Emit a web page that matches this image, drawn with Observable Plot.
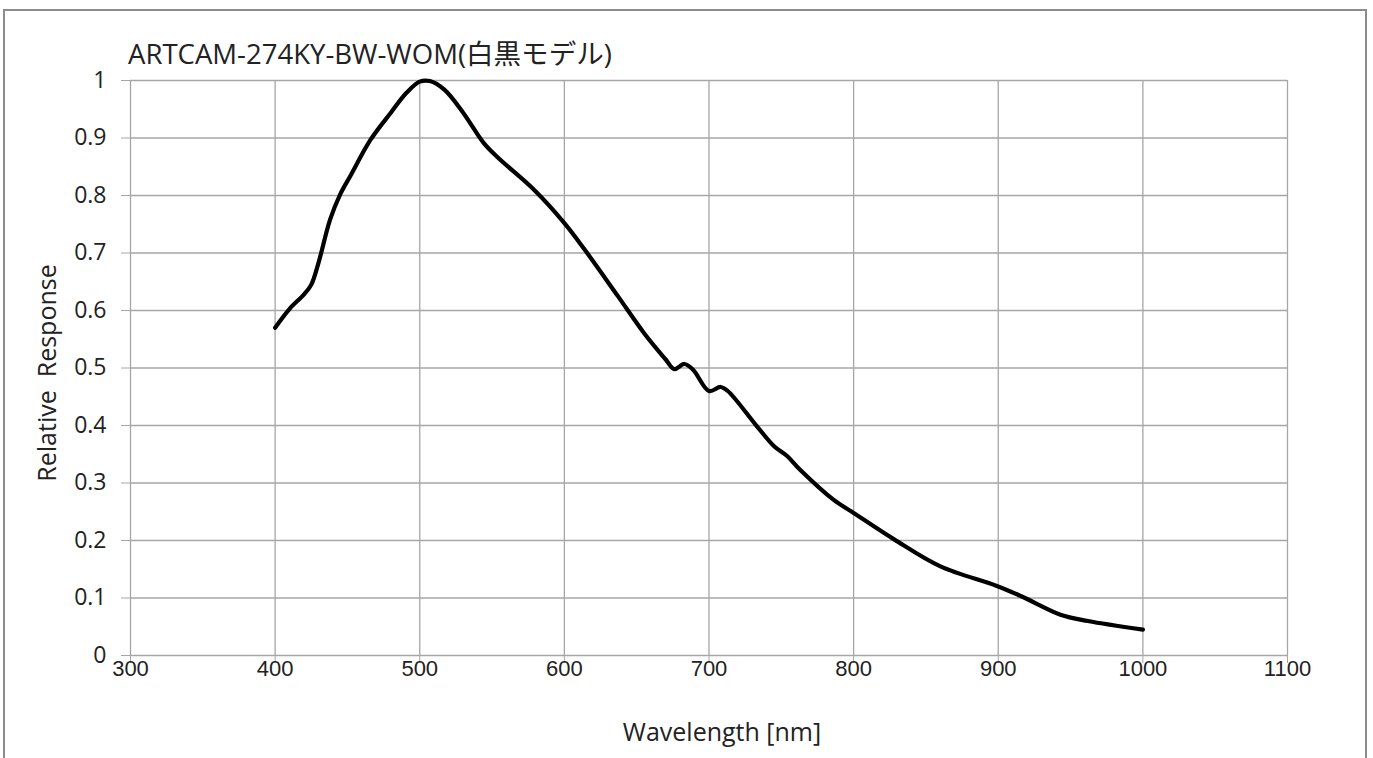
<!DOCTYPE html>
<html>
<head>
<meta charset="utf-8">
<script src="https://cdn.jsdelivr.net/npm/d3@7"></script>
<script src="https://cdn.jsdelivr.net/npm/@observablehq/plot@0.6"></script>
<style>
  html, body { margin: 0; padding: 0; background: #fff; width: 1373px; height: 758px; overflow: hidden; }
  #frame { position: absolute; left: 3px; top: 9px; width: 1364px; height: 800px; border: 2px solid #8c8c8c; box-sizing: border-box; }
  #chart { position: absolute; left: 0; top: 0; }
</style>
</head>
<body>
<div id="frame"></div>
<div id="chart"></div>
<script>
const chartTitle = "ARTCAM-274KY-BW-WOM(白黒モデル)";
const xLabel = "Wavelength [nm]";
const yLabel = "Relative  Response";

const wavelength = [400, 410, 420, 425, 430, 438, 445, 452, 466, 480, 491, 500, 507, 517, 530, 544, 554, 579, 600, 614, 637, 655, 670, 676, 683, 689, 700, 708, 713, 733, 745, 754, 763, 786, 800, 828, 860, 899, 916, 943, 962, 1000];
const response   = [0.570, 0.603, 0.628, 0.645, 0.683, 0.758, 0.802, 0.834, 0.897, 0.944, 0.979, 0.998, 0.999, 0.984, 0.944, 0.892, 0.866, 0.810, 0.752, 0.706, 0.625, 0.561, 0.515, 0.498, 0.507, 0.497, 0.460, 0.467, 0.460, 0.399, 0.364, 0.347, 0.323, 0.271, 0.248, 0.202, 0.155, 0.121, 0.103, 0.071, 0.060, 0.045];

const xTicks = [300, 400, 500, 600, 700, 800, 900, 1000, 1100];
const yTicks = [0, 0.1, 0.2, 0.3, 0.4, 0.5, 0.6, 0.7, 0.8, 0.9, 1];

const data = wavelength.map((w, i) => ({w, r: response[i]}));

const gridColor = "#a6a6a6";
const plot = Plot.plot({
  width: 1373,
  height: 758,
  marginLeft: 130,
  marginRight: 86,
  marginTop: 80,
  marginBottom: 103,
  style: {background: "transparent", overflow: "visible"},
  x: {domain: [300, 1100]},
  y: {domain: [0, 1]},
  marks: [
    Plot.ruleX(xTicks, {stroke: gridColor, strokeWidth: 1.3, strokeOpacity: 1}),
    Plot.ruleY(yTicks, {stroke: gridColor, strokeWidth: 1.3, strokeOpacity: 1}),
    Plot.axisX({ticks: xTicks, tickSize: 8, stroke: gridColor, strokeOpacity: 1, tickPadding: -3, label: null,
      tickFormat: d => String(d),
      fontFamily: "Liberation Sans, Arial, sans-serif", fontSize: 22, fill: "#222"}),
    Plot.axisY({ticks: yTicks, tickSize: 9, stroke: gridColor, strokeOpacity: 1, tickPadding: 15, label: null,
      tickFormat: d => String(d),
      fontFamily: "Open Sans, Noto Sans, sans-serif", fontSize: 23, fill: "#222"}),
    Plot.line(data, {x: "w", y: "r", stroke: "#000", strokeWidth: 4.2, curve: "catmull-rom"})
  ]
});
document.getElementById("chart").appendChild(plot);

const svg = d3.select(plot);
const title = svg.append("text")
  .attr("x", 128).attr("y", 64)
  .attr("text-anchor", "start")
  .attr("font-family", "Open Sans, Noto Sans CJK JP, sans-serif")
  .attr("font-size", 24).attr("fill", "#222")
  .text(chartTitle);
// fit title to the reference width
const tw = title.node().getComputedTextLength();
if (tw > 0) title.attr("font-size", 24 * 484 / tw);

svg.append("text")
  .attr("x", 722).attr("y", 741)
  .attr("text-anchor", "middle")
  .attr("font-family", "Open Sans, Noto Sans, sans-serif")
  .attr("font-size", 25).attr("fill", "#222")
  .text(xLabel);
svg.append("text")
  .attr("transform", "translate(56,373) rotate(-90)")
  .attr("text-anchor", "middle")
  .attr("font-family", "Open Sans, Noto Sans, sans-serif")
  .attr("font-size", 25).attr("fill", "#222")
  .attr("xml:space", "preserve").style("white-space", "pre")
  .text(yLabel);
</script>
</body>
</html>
|---|
Reproduce every line of the material precisely, omitting its pictures.

Emit a web page that matches this image, drawn with Observable Plot.
<!DOCTYPE html>
<html>
<head>
<meta charset="utf-8">
<script src="https://cdn.jsdelivr.net/npm/d3@7"></script>
<script src="https://cdn.jsdelivr.net/npm/@observablehq/plot@0.6"></script>
<style>
  html, body { margin: 0; padding: 0; background: #fff; width: 1373px; height: 758px; overflow: hidden; }
  #frame { position: absolute; left: 3px; top: 9px; width: 1364px; height: 800px; border: 2px solid #8c8c8c; box-sizing: border-box; }
  #chart { position: absolute; left: 0; top: 0; }
</style>
</head>
<body>
<div id="frame"></div>
<div id="chart"></div>
<script>
const chartTitle = "ARTCAM-274KY-BW-WOM(白黒モデル)";
const xLabel = "Wavelength [nm]";
const yLabel = "Relative  Response";

const wavelength = [400, 410, 420, 425, 430, 438, 445, 452, 466, 480, 491, 500, 507, 517, 530, 544, 554, 579, 600, 614, 637, 655, 670, 676, 683, 689, 700, 708, 713, 733, 745, 754, 763, 786, 800, 828, 860, 899, 916, 943, 962, 1000];
const response   = [0.570, 0.603, 0.628, 0.645, 0.683, 0.758, 0.802, 0.834, 0.897, 0.944, 0.979, 0.998, 0.999, 0.984, 0.944, 0.892, 0.866, 0.810, 0.752, 0.706, 0.625, 0.561, 0.515, 0.498, 0.507, 0.497, 0.460, 0.467, 0.460, 0.399, 0.364, 0.347, 0.323, 0.271, 0.248, 0.202, 0.155, 0.121, 0.103, 0.071, 0.060, 0.045];

const xTicks = [300, 400, 500, 600, 700, 800, 900, 1000, 1100];
const yTicks = [0, 0.1, 0.2, 0.3, 0.4, 0.5, 0.6, 0.7, 0.8, 0.9, 1];

const data = wavelength.map((w, i) => ({w, r: response[i]}));

const gridColor = "#a6a6a6";
const plot = Plot.plot({
  width: 1373,
  height: 758,
  marginLeft: 130,
  marginRight: 86,
  marginTop: 80,
  marginBottom: 103,
  style: {background: "transparent", overflow: "visible"},
  x: {domain: [300, 1100]},
  y: {domain: [0, 1]},
  marks: [
    Plot.ruleX(xTicks, {stroke: gridColor, strokeWidth: 1.3, strokeOpacity: 1}),
    Plot.ruleY(yTicks, {stroke: gridColor, strokeWidth: 1.3, strokeOpacity: 1}),
    Plot.axisX({ticks: xTicks, tickSize: 8, stroke: gridColor, strokeOpacity: 1, tickPadding: -3, label: null,
      tickFormat: d => String(d),
      fontFamily: "Liberation Sans, Arial, sans-serif", fontSize: 22, fill: "#222"}),
    Plot.axisY({ticks: yTicks, tickSize: 9, stroke: gridColor, strokeOpacity: 1, tickPadding: 15, label: null,
      tickFormat: d => String(d),
      fontFamily: "Open Sans, Noto Sans, sans-serif", fontSize: 23, fill: "#222"}),
    Plot.line(data, {x: "w", y: "r", stroke: "#000", strokeWidth: 4.2, curve: "catmull-rom"})
  ]
});
document.getElementById("chart").appendChild(plot);

const svg = d3.select(plot);
const title = svg.append("text")
  .attr("x", 128).attr("y", 64)
  .attr("text-anchor", "start")
  .attr("font-family", "Open Sans, Noto Sans CJK JP, sans-serif")
  .attr("font-size", 24).attr("fill", "#222")
  .text(chartTitle);
// fit title to the reference width
const tw = title.node().getComputedTextLength();
if (tw > 0) title.attr("font-size", 24 * 484 / tw);

svg.append("text")
  .attr("x", 722).attr("y", 741)
  .attr("text-anchor", "middle")
  .attr("font-family", "Open Sans, Noto Sans, sans-serif")
  .attr("font-size", 25).attr("fill", "#222")
  .text(xLabel);
svg.append("text")
  .attr("transform", "translate(56,373) rotate(-90)")
  .attr("text-anchor", "middle")
  .attr("font-family", "Open Sans, Noto Sans, sans-serif")
  .attr("font-size", 25).attr("fill", "#222")
  .attr("xml:space", "preserve").style("white-space", "pre")
  .text(yLabel);
</script>
</body>
</html>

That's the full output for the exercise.